SOURCE MATERIAL:
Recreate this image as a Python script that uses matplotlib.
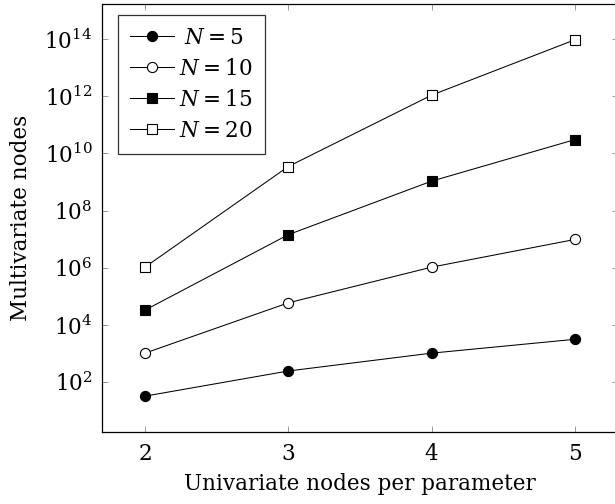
import matplotlib
matplotlib.use("Agg")
import matplotlib.pyplot as plt
from matplotlib.ticker import FixedLocator, FixedFormatter, NullLocator

plt.rcParams['font.family'] = ['DejaVu Serif']
plt.rcParams['mathtext.fontset'] = 'dejavuserif'

x = [2, 3, 4, 5]
n5 = [32, 243, 1024, 3125]
n10 = [1024, 59049, 1048576, 9765625]
n15 = [32768, 14348907, 1073741824, 30517578125]
n20 = [1048576, 3486784401, 1099511627776, 95367431640625]
labels = [r'$\;N = 5\;\ \;$', r'$N = 10\ $', r'$N = 15\ $', r'$N = 20\ $']
ytick_exps = [2, 4, 6, 8, 10, 12, 14]

FS = 15.5

fig = plt.figure(figsize=(6.15, 5.04), dpi=100)
ax = fig.add_axes([102/615, 72/504, 516/615, 428/504])

kw = dict(color='black', linewidth=0.75, markersize=7.3, markeredgewidth=0.8)
ax.plot(x, n5, marker='o', markerfacecolor='black', label=labels[0], **kw)
ax.plot(x, n10, marker='o', markerfacecolor='white', label=labels[1], **kw)
ax.plot(x, n15, marker='s', markerfacecolor='black', label=labels[2], **kw)
ax.plot(x, n20, marker='s', markerfacecolor='white', label=labels[3], **kw)

ax.set_yscale('log')
ax.set_xlim(1.7, 5.3)
ax.set_ylim(10**0.25, 10**15.23)
ax.set_xticks(x)
ax.set_xticklabels([str(v) for v in x])
ax.yaxis.set_major_locator(FixedLocator([10.0**e for e in ytick_exps]))
ax.yaxis.set_major_formatter(FixedFormatter(['$10^{%d}$' % e for e in ytick_exps]))
ax.yaxis.set_minor_locator(NullLocator())
ax.xaxis.set_minor_locator(NullLocator())

ax.tick_params(axis='both', which='major', direction='in', length=4.5, width=0.7,
               color='#999999', top=True, right=True, labelsize=FS)
ax.tick_params(axis='x', pad=8)
ax.tick_params(axis='y', pad=7)
for s in ax.spines.values():
    s.set_linewidth(0.9)

ax.set_xlabel('Univariate nodes per parameter', fontsize=FS, labelpad=6)
ax.set_ylabel('Multivariate nodes', fontsize=FS, labelpad=9)

leg = ax.legend(loc='upper left', bbox_to_anchor=(16/516, 1 - 11/428), fontsize=FS,
                frameon=True, fancybox=False, edgecolor='black', handlelength=2.05,
                handletextpad=0.25, borderpad=0.55, labelspacing=0.42, borderaxespad=0)
leg.get_frame().set_linewidth(0.9)

fig.savefig('out.png', dpi=100)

AIM OF THE TASK: Write out an exact copy of the listing, first line through the line containing "markerfacecolor='white', label=labels[3], **kw)", with the pictures left out.

SOLVED EXERCISE:
Recreate this image as a Python script that uses matplotlib.
import matplotlib
matplotlib.use("Agg")
import matplotlib.pyplot as plt
from matplotlib.ticker import FixedLocator, FixedFormatter, NullLocator

plt.rcParams['font.family'] = ['DejaVu Serif']
plt.rcParams['mathtext.fontset'] = 'dejavuserif'

x = [2, 3, 4, 5]
n5 = [32, 243, 1024, 3125]
n10 = [1024, 59049, 1048576, 9765625]
n15 = [32768, 14348907, 1073741824, 30517578125]
n20 = [1048576, 3486784401, 1099511627776, 95367431640625]
labels = [r'$\;N = 5\;\ \;$', r'$N = 10\ $', r'$N = 15\ $', r'$N = 20\ $']
ytick_exps = [2, 4, 6, 8, 10, 12, 14]

FS = 15.5

fig = plt.figure(figsize=(6.15, 5.04), dpi=100)
ax = fig.add_axes([102/615, 72/504, 516/615, 428/504])

kw = dict(color='black', linewidth=0.75, markersize=7.3, markeredgewidth=0.8)
ax.plot(x, n5, marker='o', markerfacecolor='black', label=labels[0], **kw)
ax.plot(x, n10, marker='o', markerfacecolor='white', label=labels[1], **kw)
ax.plot(x, n15, marker='s', markerfacecolor='black', label=labels[2], **kw)
ax.plot(x, n20, marker='s', markerfacecolor='white', label=labels[3], **kw)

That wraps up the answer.